Craigslist has long been considered the leader in the sector, which has seen the number of “for sale” listings surge in the down economy as more people are looking to sell items to help them make ends meet.

Oodle Chief Executive Craig Donato said he has seen significant traffic growth in the last three to four months.

“There’s lots of reasons, but I suspect one is that classified advertising is a category that will do well” when times are tough, Donato said.

Donato said Wal-Mart is a good fit for Oodle’s online classifieds because Wal-Mart has such a strong local presence in each community where it has stores. He noted that local classified purchases start online but end with an in-person meeting where cash is exchanged for an item.

“The classifieds market is undergoing a huge upheaval,” Donato said. The biggest difference is that rather than paying to run ads in a newspaper, more and more patrons are running their ads free online. He said classified advertising sounds like a “sleepy” portion of the ad sector, but it generates $30 billion every year.

The shift has created a separation between individuals taking out want ads and business classifieds for auto sales, real estate, etc.

Donato said Oodle’s business plan is to serve both of those markets by offering free ads, which appeal to individuals, and by offering premium placement to those willing to pay for it, which appeals to businesses, he said.
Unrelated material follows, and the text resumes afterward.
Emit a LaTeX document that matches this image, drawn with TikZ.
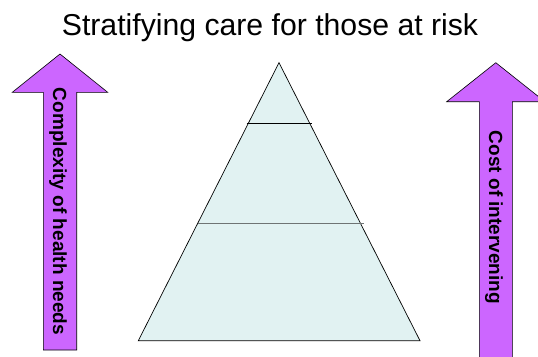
\documentclass[tikz,border=0pt]{standalone}
\usepackage{fontspec}
\setmainfont{Liberation Sans}
\definecolor{arrowfill}{HTML}{CC66FF}
\definecolor{pyrfill}{HTML}{E1F2F2}
\definecolor{midline}{HTML}{6E7474}
\begin{document}
\begin{tikzpicture}[x=1pt,y=-1pt,
  uparrow/.style={draw=black,line width=0.6pt,fill=arrowfill,line join=miter},
  arrowlabel/.style={font=\bfseries\fontsize{19}{20}\selectfont,rotate=-90,inner sep=0pt},
  pyramid/.style={draw=black,line width=0.7pt,fill=pyrfill},
  tier/.style={draw=black,line width=0.7pt}]
\clip (0,0) rectangle (538,356);
\useasboundingbox (0,0) rectangle (538,356);
\fill[white] (0,0) rectangle (538,356);
% title
\node[font=\fontsize{30.2}{32}\selectfont,anchor=base] (title) at (270,35.5) {Stratifying care for those at risk};
% left arrow
\draw[uparrow] (60,54) -- (107.7,92.3) -- (76.7,92.3) -- (76.7,350) -- (43.3,350) -- (43.3,92.3) -- (12.3,92.3) -- cycle;
\node[arrowlabel] (complexity) at (58,211.5) {Complexity of health needs};
% right arrow
\draw[uparrow] (495.8,62.7) -- (544.9,101.7) -- (512.3,101.7) -- (512.3,380) -- (479.3,380) -- (479.3,101.7) -- (446.7,101.7) -- cycle;
\node[arrowlabel] (cost) at (494,217.5) {Cost of intervening};
% pyramid
\draw[pyramid] (279,62.7) -- (420,340.7) -- (138.3,340.7) -- cycle;
\draw[tier] (246.7,123.3) -- (311.7,123.3);
\draw[tier,draw=midline,line width=1.1pt] (198.3,223.7) -- (364.3,223.7);
\end{tikzpicture}
\end{document}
The shift is a large one, he said. Retailers have customarily bought ads in newspapers, not competed with them for classifieds.

“In doing classifieds, the most fundamental thing is creating some sense of liquidity for consumers,” Donato said. That comes through having lots of listings and reaching lots of potential buyers. People not finding a certain item can set it up so they get e-mails when those items are listed.

Donato says Oodle posts over 500,000 new listings daily, generated through more than 80,000 sites.

Oodle runs classifieds for numerous companies, including newspapers and TV stations and military.com, a consolidated site for the armed services.

Terms of the arrangement with Bentonville-based Wal-Mart were not released.

Oodle was founded by a group of former executives of eBay and Excite, where Donato was in charge of searches and communities.

Last year, eBay introduced its classified ad site, Kijiji, to the U.S. The company says Kijiji focuses on local areas and strives to bring people together to buy and sell items and services. The service is available in more than 1,000 cities worldwide, in addition to three other classified brands run by eBay the company said.

In 2004, eBay acquired 25 percent of Craigslist, and eBay says that the classifieds category is the company’s fastest-growing business unit.